Rien de tout cela avec Noir septembre, de la danoise Inger Wolf. Cet honnête petit polar est efficace, bien ficelé. Un meurtre, une enquête, quelques fausses pistes, un duo d’enquêteurs attachants, des hommes et des femmes faits de chair et de sentiments, et voilà un roman qui vous prend par la main de la première à la dernière page. Que demander de plus ? Oh, oui, bien sûr, on pourra jouer les fines gueules et regretter, par exemple, que la ville d’Århus ne soit qu’un cadre formel et pas un quasi-personnage, comme Hamar et le lac Mjøsa dans les romans de Knut Faldbakken. On pourra aussi s’agacer, ici ou là, de quelques transitions un peu lourdes, très « polar qui joue au polar ». Mais, c’était le premier roman d’Inger Wolf (d’autres ont déjà traduits et édités, également par les éditions Mirobole) – depuis le trait d’Inger Wolf a pu s’affiner, et de toutes manières ça ne retire pas grand chose au plaisir que l’on éprouve à la lecture de Noir septembre.
Si l’on veut aller au delà, et se souvenir que tout livre répond à d’autres livres, on observera qu’Inger Wolf se démarque de ses confrères progressistes et suédois (on frise la tautologie…), tels, par exemple, Henning Mankell, Kjell Eriksson ou Stig Larsson. Là où un Mankell nous entraînait, à partir d’un cadavre retrouvé sur le bas côté d’une route enneigée, vers les pires mafias d’un capitalisme mondialisé, Inger Wolf nous ramène aux gens, aux relations qu’ils nourrissent entre eux, aux passions, déceptions et pulsions humaines. Ce choix, littéraire et politique, est d’autant plus saillant qu’Inger Wolf s’amuse à nous entraîner vers quelques fausses pistes, très mankelliennes (nous n’en dirons pas plus pour ne rien ôter au plaisir de la découverte). Lecteurs, nous courons derrière l’appât avec l’enthousiasme d’un lévrier sur une piste de courses. Et puis, non, ce n’est pas cela, et l’auteure nous ramène à la figure germanique du mal tapi dans un cerveau malade, du déviant solitaire, comme dans L’hypnotiseur du suédois Lars Kepler. Les clins d’œil à la littérature policière progressiste sont nombreux (comme cette visite du commissaire Trokic au médecin légiste fortuné), et Inger Wolf semble prendre plaisir à la contredire, à se situer en rupture avec celle-ci. Pour qui s’intéresse à l’évolution idéologique en Scandinavie, ces détails sont passionnants.

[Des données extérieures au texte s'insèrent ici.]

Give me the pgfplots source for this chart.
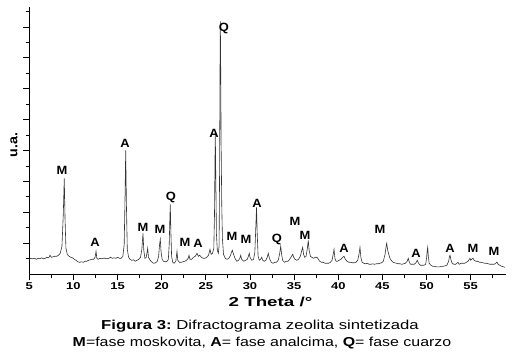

Dans le même ordre d’idée, on pourra noter l’ambivalence de l’auteure vis-à-vis de son héros principal, ce commissaire Trokic d’origine étrangère. Inger Wolf en fait un personnage à la fois intégré et marginal, attachant mais constamment renvoyé à ses origines croates, comme s’il n’en finissait pas de venir d’ailleurs. Ça aussi, d’un point de vue idéologique, ce n’est pas rien.
Alors, doit-on se poser la même question que nous nous posions à propos de Jo Nesbø (ici) – Inger Wolf est-elle une néo-réac qui s’ignore ? Sans doute que non. Mais elle est danoise, pleinement danoise, au cœur de l’idéologie danoise et, pour qui aime ce pays, cela contribue aussi à rendre Noir septembre intéressant.
Noir septembre, d’Inger Wolf, éditions Mirobole, traduction de Frédéric Fourreau / Les corps de verre, d’Erik Axl Sund, éditions Actes sud, traduction de Rémi Cassaigne, 22,80 euros.